WHAT YOU SHOULD DO — Pull every line containing the word "this" from the records.

Stored data entries

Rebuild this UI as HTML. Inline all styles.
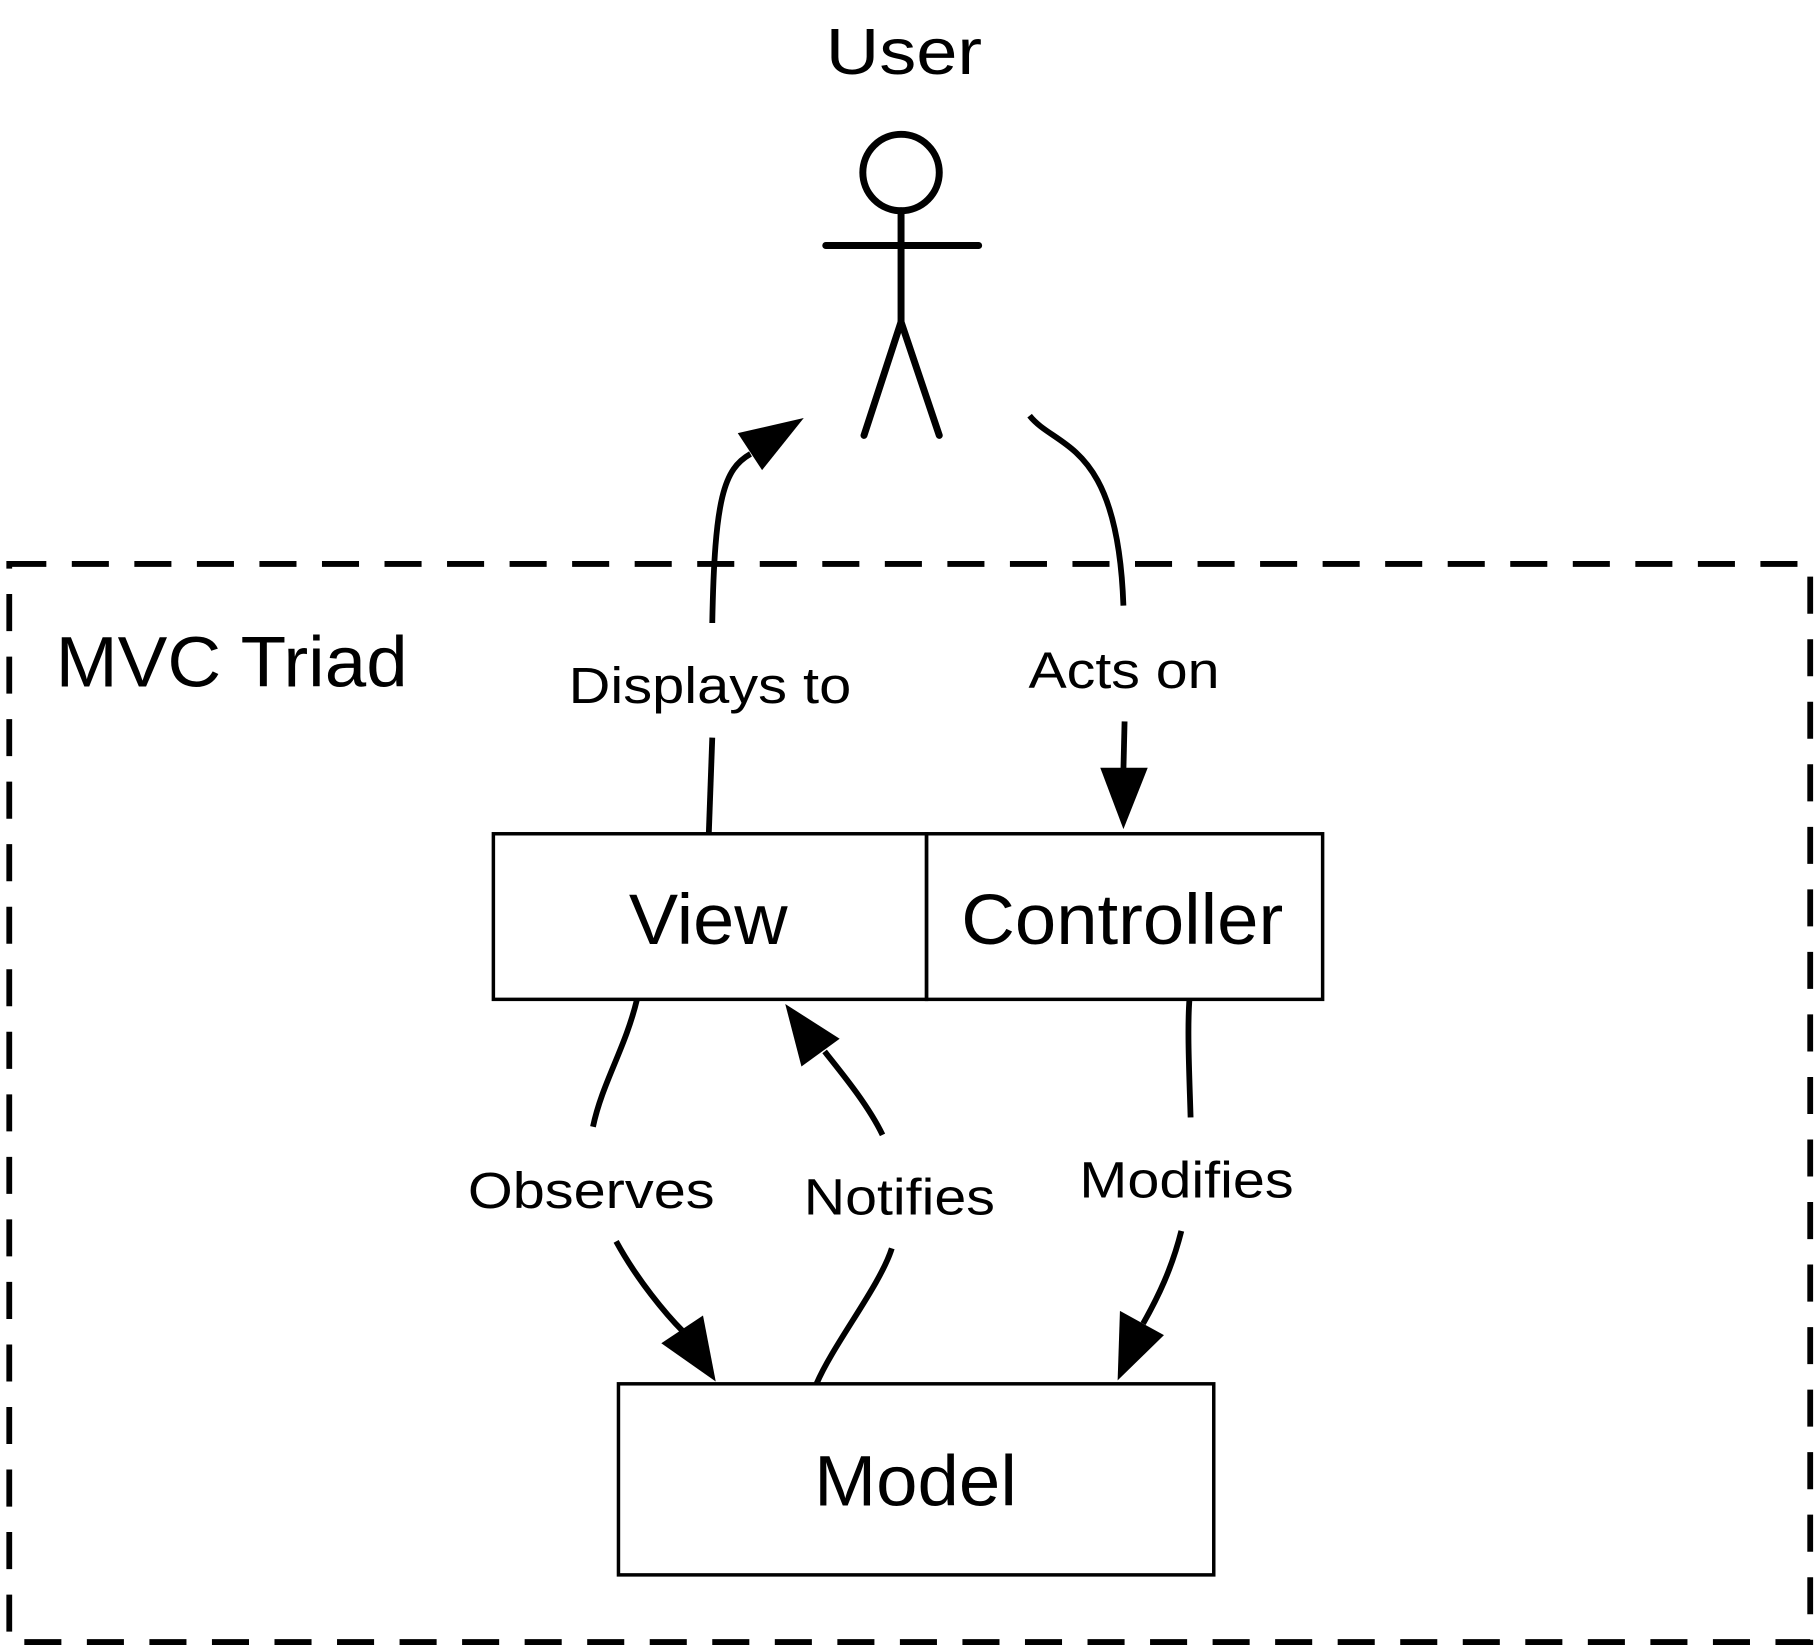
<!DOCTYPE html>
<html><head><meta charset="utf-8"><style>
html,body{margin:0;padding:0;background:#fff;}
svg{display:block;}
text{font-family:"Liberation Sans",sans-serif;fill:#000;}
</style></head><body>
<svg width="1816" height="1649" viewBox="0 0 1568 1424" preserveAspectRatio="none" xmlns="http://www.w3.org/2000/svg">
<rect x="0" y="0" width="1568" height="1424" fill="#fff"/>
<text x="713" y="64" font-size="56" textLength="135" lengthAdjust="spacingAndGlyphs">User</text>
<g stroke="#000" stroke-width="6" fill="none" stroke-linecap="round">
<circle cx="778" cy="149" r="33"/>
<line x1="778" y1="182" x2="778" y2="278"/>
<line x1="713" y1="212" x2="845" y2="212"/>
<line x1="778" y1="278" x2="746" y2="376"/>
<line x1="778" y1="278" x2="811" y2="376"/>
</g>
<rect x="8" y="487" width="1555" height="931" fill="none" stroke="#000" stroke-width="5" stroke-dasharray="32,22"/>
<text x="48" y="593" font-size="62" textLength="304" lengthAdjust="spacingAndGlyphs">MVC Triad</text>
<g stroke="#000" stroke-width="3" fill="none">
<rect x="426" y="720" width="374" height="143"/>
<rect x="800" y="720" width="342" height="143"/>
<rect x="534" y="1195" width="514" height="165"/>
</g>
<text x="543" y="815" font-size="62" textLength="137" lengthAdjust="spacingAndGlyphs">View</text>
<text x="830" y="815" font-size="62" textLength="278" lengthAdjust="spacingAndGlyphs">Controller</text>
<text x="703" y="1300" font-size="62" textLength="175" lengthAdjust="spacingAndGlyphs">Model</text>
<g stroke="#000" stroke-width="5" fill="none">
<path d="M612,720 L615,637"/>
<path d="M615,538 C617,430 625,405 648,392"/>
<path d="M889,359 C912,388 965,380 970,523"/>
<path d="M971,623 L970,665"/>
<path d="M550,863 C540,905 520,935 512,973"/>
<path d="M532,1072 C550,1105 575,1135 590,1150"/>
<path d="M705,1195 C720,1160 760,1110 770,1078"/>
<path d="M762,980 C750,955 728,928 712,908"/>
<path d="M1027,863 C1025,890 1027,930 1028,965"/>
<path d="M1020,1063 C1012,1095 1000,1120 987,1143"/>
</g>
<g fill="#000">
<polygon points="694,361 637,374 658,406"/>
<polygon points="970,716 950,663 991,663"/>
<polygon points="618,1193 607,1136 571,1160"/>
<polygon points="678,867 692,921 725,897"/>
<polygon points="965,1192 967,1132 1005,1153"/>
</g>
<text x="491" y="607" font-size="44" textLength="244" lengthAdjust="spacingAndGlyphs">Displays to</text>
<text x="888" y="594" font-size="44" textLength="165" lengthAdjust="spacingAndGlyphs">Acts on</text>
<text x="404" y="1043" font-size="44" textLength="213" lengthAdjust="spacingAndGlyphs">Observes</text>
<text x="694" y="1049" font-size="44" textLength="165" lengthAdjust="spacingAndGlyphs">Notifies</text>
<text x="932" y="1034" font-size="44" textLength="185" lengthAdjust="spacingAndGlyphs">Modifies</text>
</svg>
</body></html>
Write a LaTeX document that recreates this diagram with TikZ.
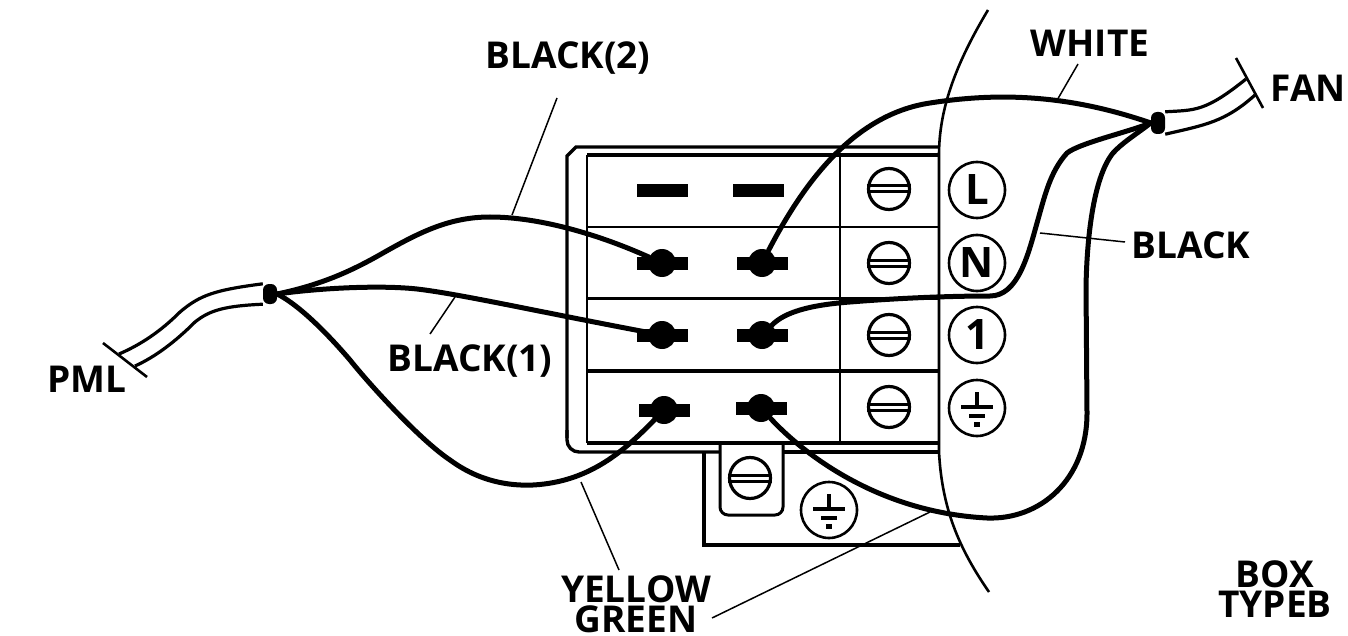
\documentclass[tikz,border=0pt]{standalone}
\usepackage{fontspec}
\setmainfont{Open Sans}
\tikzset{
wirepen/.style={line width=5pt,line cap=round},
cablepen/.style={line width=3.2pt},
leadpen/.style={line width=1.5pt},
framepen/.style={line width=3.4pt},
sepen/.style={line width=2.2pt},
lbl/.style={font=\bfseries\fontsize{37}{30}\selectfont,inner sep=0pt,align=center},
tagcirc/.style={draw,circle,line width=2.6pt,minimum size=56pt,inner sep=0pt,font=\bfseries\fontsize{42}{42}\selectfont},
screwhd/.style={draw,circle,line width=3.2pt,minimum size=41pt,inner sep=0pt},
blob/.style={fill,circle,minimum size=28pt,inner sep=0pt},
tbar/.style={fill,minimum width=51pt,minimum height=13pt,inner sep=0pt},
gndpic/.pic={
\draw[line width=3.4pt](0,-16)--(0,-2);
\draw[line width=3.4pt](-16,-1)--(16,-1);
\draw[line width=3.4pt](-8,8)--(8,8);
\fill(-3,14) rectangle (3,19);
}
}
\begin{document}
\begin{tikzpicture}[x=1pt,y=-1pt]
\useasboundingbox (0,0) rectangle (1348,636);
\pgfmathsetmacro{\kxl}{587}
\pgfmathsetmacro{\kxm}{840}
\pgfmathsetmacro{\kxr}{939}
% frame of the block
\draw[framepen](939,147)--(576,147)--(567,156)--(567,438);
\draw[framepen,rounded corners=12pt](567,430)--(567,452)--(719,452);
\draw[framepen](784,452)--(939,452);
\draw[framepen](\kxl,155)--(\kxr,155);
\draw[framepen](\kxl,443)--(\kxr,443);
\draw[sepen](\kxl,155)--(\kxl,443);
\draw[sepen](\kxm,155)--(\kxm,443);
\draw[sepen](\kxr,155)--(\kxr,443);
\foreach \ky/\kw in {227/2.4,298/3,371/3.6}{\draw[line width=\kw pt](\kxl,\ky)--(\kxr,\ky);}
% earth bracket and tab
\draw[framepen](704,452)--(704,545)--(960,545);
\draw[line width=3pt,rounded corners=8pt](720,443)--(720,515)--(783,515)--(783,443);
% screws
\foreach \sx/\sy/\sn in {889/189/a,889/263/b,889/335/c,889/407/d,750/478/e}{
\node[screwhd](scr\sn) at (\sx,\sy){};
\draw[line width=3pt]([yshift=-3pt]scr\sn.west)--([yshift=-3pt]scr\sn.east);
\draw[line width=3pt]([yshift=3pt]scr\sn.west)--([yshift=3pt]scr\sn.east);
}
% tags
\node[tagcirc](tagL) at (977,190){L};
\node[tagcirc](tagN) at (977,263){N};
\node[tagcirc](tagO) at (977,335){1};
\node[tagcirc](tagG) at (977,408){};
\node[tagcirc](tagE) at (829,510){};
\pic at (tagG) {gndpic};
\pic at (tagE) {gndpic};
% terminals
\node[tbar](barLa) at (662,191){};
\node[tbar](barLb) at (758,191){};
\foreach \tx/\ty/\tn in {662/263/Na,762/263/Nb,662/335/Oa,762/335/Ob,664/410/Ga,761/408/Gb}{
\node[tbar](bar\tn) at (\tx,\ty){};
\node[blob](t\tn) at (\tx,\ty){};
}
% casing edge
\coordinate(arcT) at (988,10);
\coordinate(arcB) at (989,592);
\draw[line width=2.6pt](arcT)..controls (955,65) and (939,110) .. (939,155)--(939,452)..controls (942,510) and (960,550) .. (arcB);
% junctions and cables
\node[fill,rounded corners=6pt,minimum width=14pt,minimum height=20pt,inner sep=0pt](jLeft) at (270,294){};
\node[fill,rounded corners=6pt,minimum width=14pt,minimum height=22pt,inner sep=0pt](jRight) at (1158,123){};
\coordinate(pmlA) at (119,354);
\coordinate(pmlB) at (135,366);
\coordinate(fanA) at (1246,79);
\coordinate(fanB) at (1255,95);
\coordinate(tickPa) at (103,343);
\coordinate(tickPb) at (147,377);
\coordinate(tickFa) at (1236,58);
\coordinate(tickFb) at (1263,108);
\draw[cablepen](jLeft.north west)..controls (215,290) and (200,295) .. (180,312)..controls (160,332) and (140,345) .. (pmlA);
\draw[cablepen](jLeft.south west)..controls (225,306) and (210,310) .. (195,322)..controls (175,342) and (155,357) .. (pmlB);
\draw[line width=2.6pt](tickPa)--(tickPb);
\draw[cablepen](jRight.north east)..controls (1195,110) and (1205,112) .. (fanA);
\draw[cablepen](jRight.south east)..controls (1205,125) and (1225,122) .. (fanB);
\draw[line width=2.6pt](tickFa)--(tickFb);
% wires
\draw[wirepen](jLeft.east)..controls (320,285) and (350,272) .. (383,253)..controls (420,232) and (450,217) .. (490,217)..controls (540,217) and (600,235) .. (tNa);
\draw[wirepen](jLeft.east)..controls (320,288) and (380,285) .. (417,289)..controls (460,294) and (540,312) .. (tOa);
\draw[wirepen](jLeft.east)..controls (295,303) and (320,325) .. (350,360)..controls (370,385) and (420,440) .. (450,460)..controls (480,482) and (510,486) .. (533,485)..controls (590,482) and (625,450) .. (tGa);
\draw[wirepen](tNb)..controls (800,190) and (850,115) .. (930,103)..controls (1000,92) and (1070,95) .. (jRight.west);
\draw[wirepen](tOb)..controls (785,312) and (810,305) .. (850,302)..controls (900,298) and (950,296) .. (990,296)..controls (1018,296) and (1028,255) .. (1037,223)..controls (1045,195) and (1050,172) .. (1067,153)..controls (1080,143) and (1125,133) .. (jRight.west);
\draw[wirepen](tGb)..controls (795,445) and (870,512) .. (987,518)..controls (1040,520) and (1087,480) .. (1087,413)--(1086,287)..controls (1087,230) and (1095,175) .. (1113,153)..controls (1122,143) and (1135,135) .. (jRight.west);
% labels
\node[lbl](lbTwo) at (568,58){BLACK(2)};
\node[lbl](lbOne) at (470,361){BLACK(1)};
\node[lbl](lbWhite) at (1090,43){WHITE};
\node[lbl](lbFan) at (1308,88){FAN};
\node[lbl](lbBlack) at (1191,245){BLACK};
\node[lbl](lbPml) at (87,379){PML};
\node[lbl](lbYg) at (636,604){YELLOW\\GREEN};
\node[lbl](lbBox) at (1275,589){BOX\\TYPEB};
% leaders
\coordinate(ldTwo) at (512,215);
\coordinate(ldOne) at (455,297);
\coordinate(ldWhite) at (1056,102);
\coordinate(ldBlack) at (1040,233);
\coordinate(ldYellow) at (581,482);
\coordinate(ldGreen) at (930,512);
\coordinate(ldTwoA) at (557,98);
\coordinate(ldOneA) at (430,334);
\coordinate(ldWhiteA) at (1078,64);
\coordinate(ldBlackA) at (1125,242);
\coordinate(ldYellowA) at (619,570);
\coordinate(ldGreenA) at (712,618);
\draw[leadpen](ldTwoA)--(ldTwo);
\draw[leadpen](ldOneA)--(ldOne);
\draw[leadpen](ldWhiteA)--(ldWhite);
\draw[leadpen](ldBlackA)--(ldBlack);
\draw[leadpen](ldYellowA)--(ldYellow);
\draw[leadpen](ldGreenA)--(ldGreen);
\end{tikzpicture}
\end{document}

TASK SOLUTION —
Rebuild this UI as HTML. Inline all styles.
Write a LaTeX document that recreates this diagram with TikZ.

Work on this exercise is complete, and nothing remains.